Taking turns to pray for, the women also made a call to themselves to take firm action against their children’s (negative) behaviour.
The women said another aim of the gathering was to empower women.
Nanziwe Maseti, the Women’s Manyano president of the False Bay Circuit, said with prayer all was possible.
“There is nothing special that brought us here today. We are here to pray and pray more until something happens.
“As women, we make things possible. Together we can defeat the problems that we are facing,” she said.
Event organiser Nelisa Majola said they had decided to face God with one voice. She lamented the lack of women empowerment in many areas.
However, she appealed to women to stop relying so much on others but to do things for themselves.
“We want to build unity in Khayelitsha and other areas. As women in churches we tend to be too individual. We do the same programmes and we end up duplicating. But united we’ll be able to push a lot of things and succeed. Today’s message is that we have had enough of rape, killings, abuse, human trafficking and many other ills,” she said.
Anglican church member Neliswa Mdani said the fight against crime was not possible without the involvement of men.
She said there is no freedom if women are not free.
“We commemorate the day with a prayer. It should be known that our struggle is different than that of 1956. This means we need to move on with the times.

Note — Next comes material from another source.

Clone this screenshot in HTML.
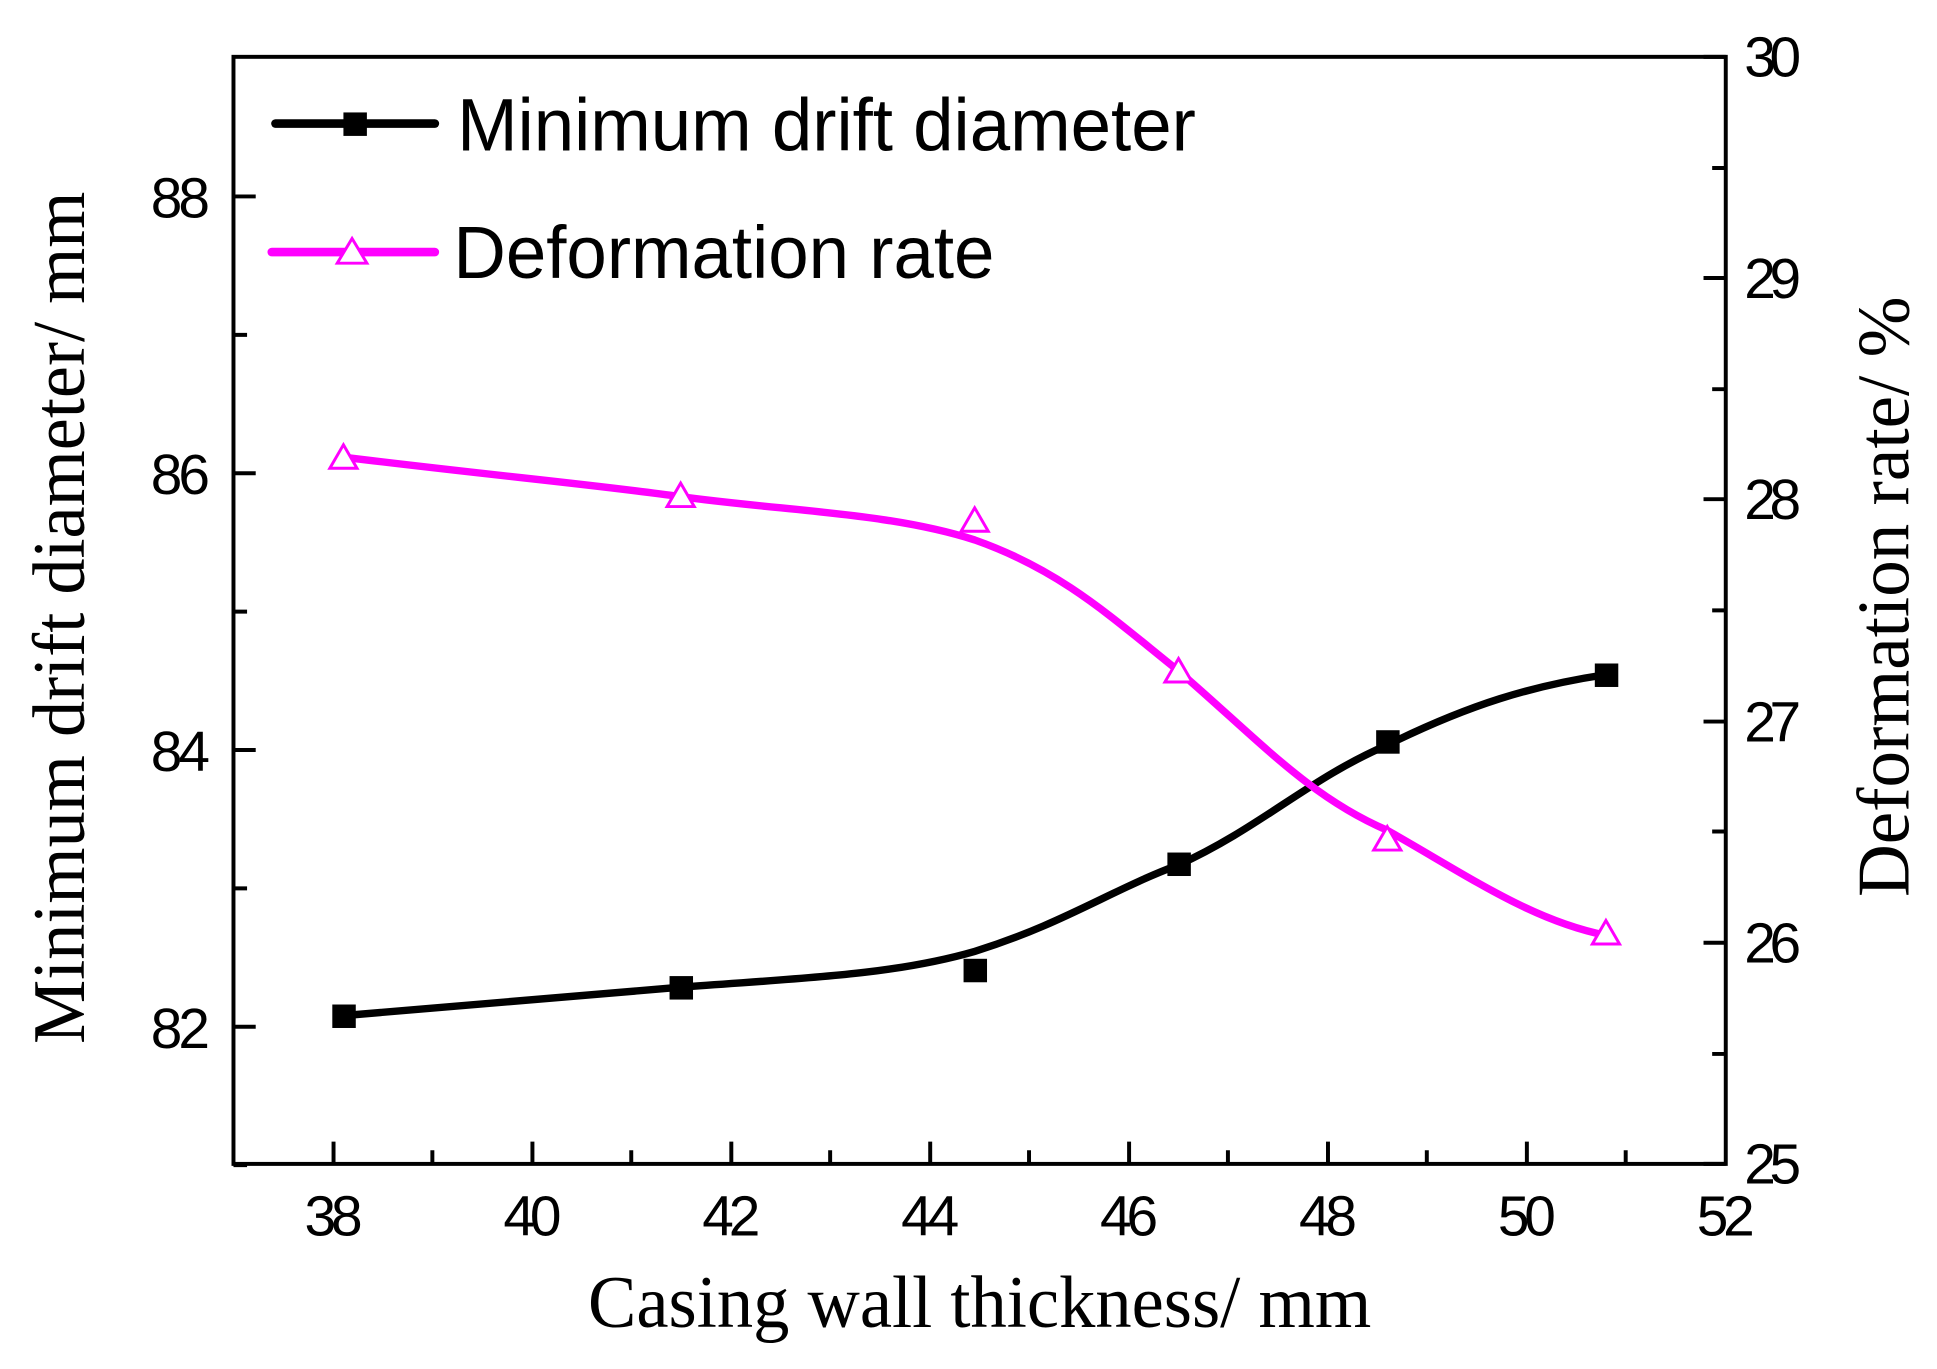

“There are challenges. We have the problem of our own children. They rape us, kill us, do all sorts of things to us, their parents. We need to ask ourselves what went wrong and how can we fix that. The solution is there.
“All we need to say is enough is enough,” she said.
She said women were still not free because they were victims of rape and killings. She called on men to stop the wrongs against women.
“This democracy will only be real when women are free from rape and murder by men. Men have to ask themselves why are they doing what they’re doing to women.
“But we will keep on praying until they stop killing and raping us. Until our children come to their senses,” she said.
Churches that attended the event included St Johns, Presbyterian Church Of SA, the Anglican Church and the United Methodist Church, among others.